Following The Queen of Blood is The Reluctant Queen, at center position in this trilogy. I continue to admire Durst’s worldbuilding and characters, imagination, and the hard choices and moral gray areas she presents. On the other hand, the sedate pacing that I felt worked in the Spellshop series is getting a little less effective here.
I fully expected the title to refer to Queen Daleina, who took the crown at, I think, nineteen years old. Not the strongest heir to the throne – in fact, she might be the weakest in terms of pure magical power – she is the only survivor of the massacre in the coronation grove, and therefore the new Queen of Renthia. She was decidedly reluctant… but is not the titular character. Instead, here comes a big plot twist and a spoiler but from quite early in this novel: Daleina is sick, soon to die, and therefore Renthia needs a new heir on standby, stat – but, let’s review again from book one, all the other heirs were killed when Daleina became queen. So, unusually, there ensues a great big scramble for one. Here we learn that, before the academies where Daleina and her peers were trained, Renthia used to find its women and girls of power – its heirs – in an older way: the champions traveling the villages, looking for regular citizens. And so that’s what Champion Ven does here.
And he finds a gem. Naelin is a woodswoman, a wife (to a pretty worthless husband) and a mother to two young children. She has always kept her power hidden, believing it will only get her killed, as it did her mother before her. But when Ven discovers her, he finds that she is the most powerful woman he has ever known, even in her raw, untrained form. She is also staunchly opposed to taking on responsibility beyond her family unit. It takes much of the book to convince her that the sense of duty she feels toward her own children may need to expand to the entire land.
One thing this book kept me thinking about was the tension between ego and chest-thumping, and a true sense of service. I already said that Daleina struck me as a pretty reluctant queen in her own right; by contrast to Naelin, she was there on purpose, training with the specific goal of maybe becoming queen, but not because she thought she deserved it or was owed it or wanted the glory. She struck me as being always clear that it would be a burden, a responsibility, and it was about keeping people safe, not about promoting herself – in contrast to the previous queen, and to some of her classmates at the academy (one in particular). Naelin is even more reluctant, resistant to helping anyone she did not birth herself – at a level that eventually felt pretty selfish to me, in fact.

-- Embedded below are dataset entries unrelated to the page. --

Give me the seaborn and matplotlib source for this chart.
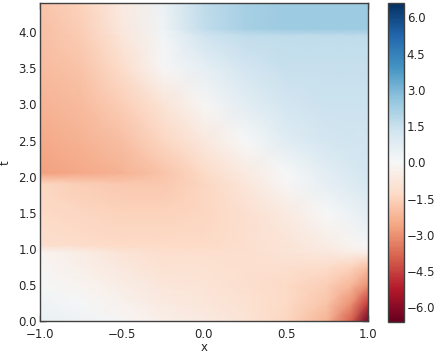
import numpy as np
import matplotlib
matplotlib.use("Agg")
import matplotlib.pyplot as plt
import seaborn as sns

# grid positions (paired rows give the sharp steps)
x_vals = [-1.0, -0.75, -0.5, -0.25, 0.0, 0.25, 0.5, 0.75, 0.9, 1.0]
t_vals = [0.0, 0.25, 0.5, 0.75, 0.95, 1.05, 1.5, 1.9, 2.05, 2.5, 3.0, 3.5, 3.95, 4.05, 4.4]

# field values, one row per t (bottom to top), left to right in x
u_rows = [
    [0.5, 0.3, -0.1, -0.4, -0.6, -0.9, -1.4, -2.3, -4.0, -6.4],
    [0.3, 0.1, -0.3, -0.6, -0.8, -1.0, -1.3, -1.9, -3.0, -4.6],
    [0.1, -0.2, -0.5, -0.8, -0.9, -1.1, -1.3, -1.6, -2.2, -3.0],
    [-0.1, -0.4, -0.7, -1.0, -1.0, -1.1, -1.1, -1.2, -1.5, -2.0],
    [-0.2, -0.5, -0.9, -1.1, -1.1, -1.1, -0.9, -0.7, -0.5, -0.4],
    [-1.1, -1.2, -1.3, -1.3, -1.3, -1.1, -0.9, -0.5, -0.2, 0.1],
    [-1.3, -1.4, -1.5, -1.5, -1.4, -1.1, -0.6, 0.0, 0.4, 0.7],
    [-1.4, -1.6, -1.8, -1.8, -1.4, -0.8, -0.1, 0.6, 0.9, 1.1],
    [-2.7, -2.5, -2.3, -1.9, -1.3, -0.6, 0.0, 0.7, 1.0, 1.2],
    [-2.5, -2.3, -2.0, -1.4, -0.7, 0.0, 0.8, 1.2, 1.3, 1.3],
    [-2.3, -2.1, -1.6, -0.9, -0.1, 0.7, 1.2, 1.4, 1.4, 1.4],
    [-2.1, -1.9, -1.2, -0.1, 0.6, 1.2, 1.5, 1.5, 1.5, 1.5],
    [-2.0, -1.7, -0.8, 0.2, 1.3, 1.6, 1.7, 1.7, 1.7, 1.7],
    [-2.0, -1.6, -0.7, 0.3, 1.6, 2.2, 2.4, 2.4, 2.4, 2.4],
    [-1.9, -1.5, -0.6, 0.4, 1.7, 2.2, 2.4, 2.4, 2.4, 2.4],
]

cbar_ticks = [-6.0, -4.5, -3.0, -1.5, 0.0, 1.5, 3.0, 4.5, 6.0]

sns.set_style("white")
plt.rcParams.update({
    "font.family": ["DejaVu Sans"],
    "font.size": 8.5,
    "axes.unicode_minus": True,
    "axes.edgecolor": "0.25",
    "axes.linewidth": 1.0,
})

cmap = sns.color_palette("RdBu", as_cmap=True)

fig = plt.figure(figsize=(4.34, 3.6), dpi=100)
ax = fig.add_axes([0.092, 0.108, 0.756, 0.883])
cax = fig.add_axes([0.894, 0.106, 0.037, 0.886])

X, T = np.meshgrid(x_vals, t_vals)
U = np.array(u_rows)
mesh = ax.pcolormesh(X, T, U, cmap=cmap, vmin=-6.6, vmax=6.6,
                     shading="gouraud", rasterized=True)

ax.set_xlim(-1.0, 1.0)
ax.set_ylim(0.0, 4.4)
ax.set_xticks([-1.0, -0.5, 0.0, 0.5, 1.0])
ax.set_yticks(np.arange(0, 4.01, 0.5))
ax.tick_params(direction="in", length=4, width=1, color="0.25",
               labelcolor="0.15", top=True, right=True,
               bottom=True, left=True)
ax.tick_params(axis="x", pad=5)
ax.tick_params(axis="y", pad=2)
ax.set_xlabel("x", labelpad=0, color="0.15")
ax.set_ylabel("t", labelpad=5, color="0.15")

cb = fig.colorbar(mesh, cax=cax)
cb.set_ticks(cbar_ticks)
cb.ax.tick_params(direction="in", length=4, width=1, color="0.25",
                  labelcolor="0.15", left=False, right=True, pad=2)
cb.outline.set_edgecolor("0.25")

fig.savefig("out.png", dpi=100)
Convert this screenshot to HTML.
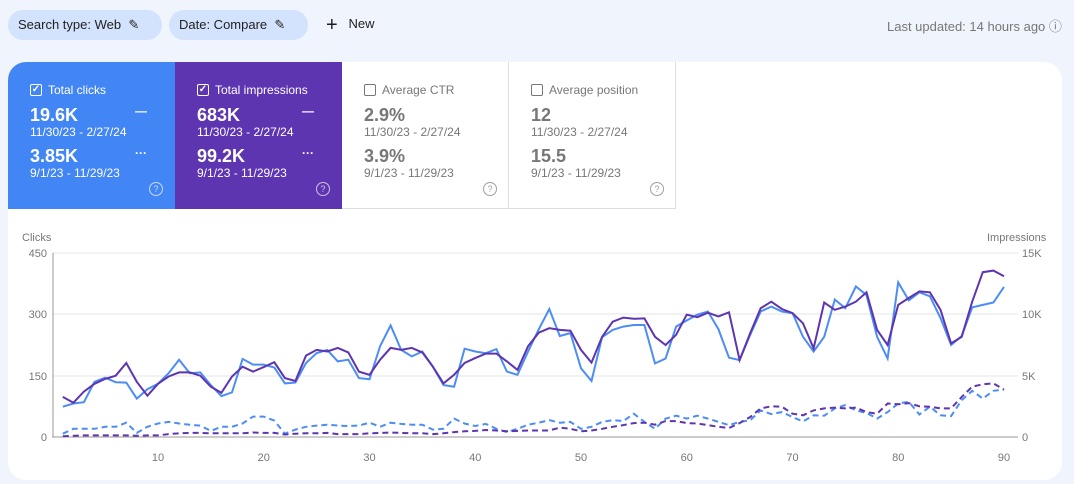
<!DOCTYPE html>
<html><head><meta charset="utf-8"><style>
body{margin:0;width:1074px;height:484px;background:#f0f4fc;font-family:"Liberation Sans",sans-serif;position:relative;overflow:hidden}
.chip{position:absolute;top:10px;height:30px;border-radius:15px;background:#d3e3fd;font-size:13px;color:#1f1f1f;line-height:30px;padding:0 10px;box-sizing:border-box}
.card{position:absolute;left:8px;top:62px;width:1054px;height:418px;background:#fff;border-radius:18px;overflow:hidden}
.t{position:absolute;top:0;height:147px;width:167px;box-sizing:border-box;padding:21px 0 0 22px;font-size:12px}
.t .h{display:flex;align-items:center;gap:6px}
.cb{width:10px;height:10px;border:1.4px solid currentColor;border-radius:2px;display:inline-block;position:relative;font-size:10px;line-height:10px;text-align:center;font-weight:bold}
.v{font-size:18px;font-weight:bold;margin-top:8px;line-height:20px}
.d{font-size:12px;line-height:14px}
.q{position:absolute;left:141px;top:120px;width:12px;height:12px;border:1.3px solid currentColor;border-radius:50%;font-size:9px;text-align:center;line-height:12px;opacity:.7}
.ln{position:absolute;left:127px;font-weight:bold}
</style></head><body>
<div class="chip" style="left:8px;width:154px">Search type: Web &nbsp;✎</div>
<div class="chip" style="left:169px;width:139px">Date: Compare &nbsp;✎</div>
<div style="position:absolute;left:326px;top:14px;font-size:13px;color:#1f1f1f"><span style="font-size:20px;vertical-align:-3px">+</span>&nbsp;&nbsp; New</div>
<div style="position:absolute;left:887px;top:16px;font-size:13px;color:#777">Last updated: 14 hours ago ⓘ</div>
<div class="card">
<div class="t" style="left:0;background:#4285f4;color:#fff"><div class="h"><span class="cb">✓</span>Total clicks</div>
<div class="v">19.6K</div><div class="d">11/30/23 - 2/27/24</div><div class="v" style="margin-top:7px">3.85K</div><div class="d">9/1/23 - 11/29/23</div>
<div class="ln" style="top:42px">—</div><div class="ln" style="top:84px">···</div><div class="q">?</div></div>
<div class="t" style="left:167px;background:#5e35b1;color:#fff"><div class="h"><span class="cb">✓</span>Total impressions</div>
<div class="v">683K</div><div class="d">11/30/23 - 2/27/24</div><div class="v" style="margin-top:7px">99.2K</div><div class="d">9/1/23 - 11/29/23</div>
<div class="ln" style="top:42px">—</div><div class="ln" style="top:84px">···</div><div class="q">?</div></div>
<div class="t" style="left:334px;color:#777;border-right:1px solid #ddd;border-bottom:1px solid #ddd"><div class="h"><span class="cb"></span>Average CTR</div>
<div class="v">2.9%</div><div class="d">11/30/23 - 2/27/24</div><div class="v" style="margin-top:7px">3.9%</div><div class="d">9/1/23 - 11/29/23</div><div class="q">?</div></div>
<div class="t" style="left:501px;color:#777;border-right:1px solid #ddd;border-bottom:1px solid #ddd"><div class="h"><span class="cb"></span>Average position</div>
<div class="v">12</div><div class="d">11/30/23 - 2/27/24</div><div class="v" style="margin-top:7px">15.5</div><div class="d">9/1/23 - 11/29/23</div><div class="q">?</div></div>
</div>
<svg id="s" width="1074" height="484" style="position:absolute;left:0;top:0" font-family="Liberation Sans" font-size="11" fill="#777">
<text x="22" y="241">Clicks</text><text x="987" y="241">Impressions</text>
<g stroke="#e6e6e6"><line x1="52" x2="1018" y1="253" y2="253"/><line x1="52" x2="1018" y1="314" y2="314"/><line x1="52" x2="1018" y1="376" y2="376"/></g>
<line x1="52" x2="1018" y1="437" y2="437" stroke="#999"/><line x1="53" x2="53" y1="253" y2="437" stroke="#999"/>
<g text-anchor="end"><text x="47" y="257">450</text><text x="47" y="318">300</text><text x="47" y="380">150</text><text x="47" y="441">0</text></g>
<text x="1022" y="257">15K</text><text x="1022" y="318">10K</text><text x="1022" y="380">5K</text><text x="1022" y="441">0</text>
<g text-anchor="middle" id="xl"></g>
<g id="lines" fill="none" stroke-width="2"></g>
</svg>
<script>
var pi=[98,84,111,130,142,150,181,135,101,130,148,158,158,150,123,108,148,172,160,171,183,144,137,199,213,209,218,207,160,152,189,218,213,218,207,172,131,152,181,193,204,204,185,164,222,255,266,262,260,213,182,245,282,292,289,290,245,225,250,299,293,304,295,305,188,254,315,331,313,303,278,217,329,311,319,331,354,262,225,323,340,356,354,311,229,245,331,403,407,393];
var bc=[74,82,85,135,145,134,133,94,117,130,156,189,156,158,127,100,109,191,177,177,170,131,133,181,205,213,185,189,144,141,222,273,213,197,209,172,127,123,216,209,205,215,160,152,209,263,313,247,254,168,137,244,262,270,274,274,180,192,270,285,299,307,264,194,188,250,307,319,307,303,245,209,245,336,315,368,347,245,192,378,334,354,344,291,225,247,317,323,329,367];
var bd=[8,20,20,20,25,25,35,10,25,33,37,33,30,28,15,25,25,33,50,50,40,8,18,25,28,30,28,27,28,35,25,35,32,30,30,18,20,45,33,27,32,20,12,20,30,35,41,35,37,20,25,37,41,39,57,37,20,45,52,45,52,45,37,29,37,41,65,56,61,49,38,53,52,70,78,65,59,45,61,82,86,55,74,53,51,90,113,94,113,116];
var pd=[2,3,4,4,4,4,4,3,4,4,7,9,10,10,9,9,9,9,11,10,10,6,8,9,9,10,7,7,7,9,10,11,10,9,9,7,9,12,14,15,17,16,14,15,16,16,16,23,20,14,16,20,25,29,34,35,30,39,39,34,33,29,25,22,34,49,70,75,74,57,53,65,70,72,70,72,61,57,82,80,83,75,74,70,70,98,123,129,131,116];
function X(i){return 62.8+10.575*i}function Y(v){return 437-v*184/450}
function pts(a){return a.map(function(v,i){return X(i).toFixed(1)+','+Y(v).toFixed(1)}).join(' ')}
var g=document.getElementById('lines'),h='';
h+='<polyline points="'+pts(bd)+'" stroke="#4c8df5" stroke-dasharray="6,4"/>';
h+='<polyline points="'+pts(pd)+'" stroke="#5e35b1" stroke-dasharray="6,4"/>';
h+='<polyline points="'+pts(bc)+'" stroke="#4c8df5"/>';
h+='<polyline points="'+pts(pi)+'" stroke="#5e35b1"/>';
g.innerHTML=h;
var xl='';for(var k=10;k<=90;k+=10)xl+='<text x="'+X(k-1)+'" y="461">'+k+'</text>';
document.getElementById('xl').innerHTML=xl;
</script>
</body></html>
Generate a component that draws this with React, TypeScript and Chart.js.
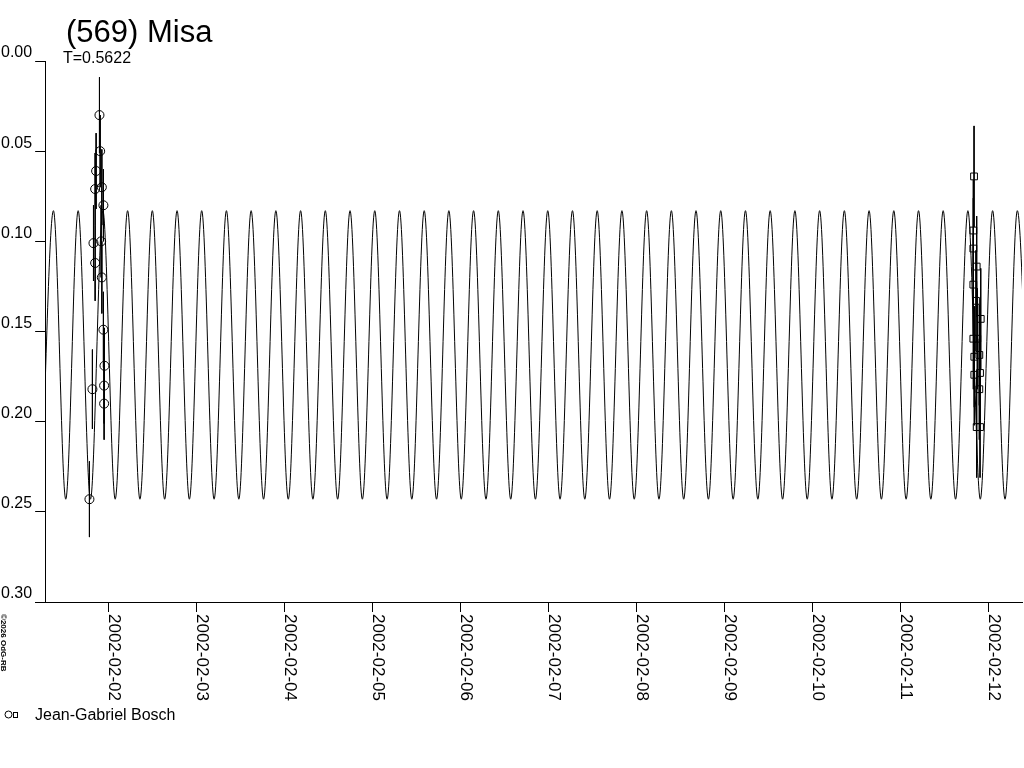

I felt a little impatient with her slowness to realize that queendom is not a prize, but a responsibility; and in turn, those around her who were in a position to advise, never took this tack directly enough for my tastes.
Some of this is due to the classic need, in storytelling, to hold back the revelation of certain details. Some of this is due to an accurate portrayal of human nature. But I sometimes felt like we could have moved things along a little more quickly than we did. Durst excels in painting a picture, a scene, and an inner turmoil. Sometimes she may indulge in a little more of that than serves her story. Especially when we got into some really high-stakes action episodes, I think we could move past the inner monologue, and especially when the inner monologues were reviews of character elements already very well established throughout the book.
I’m still stoked on these characters and the stakes of their world, and excited about where Durst chose to leave the plot hanging for book three – I’m genuinely invested in finding out what our queens will do next about the tricky situation we’ve left them in. So, a little impatient with pacing sometimes, but still in.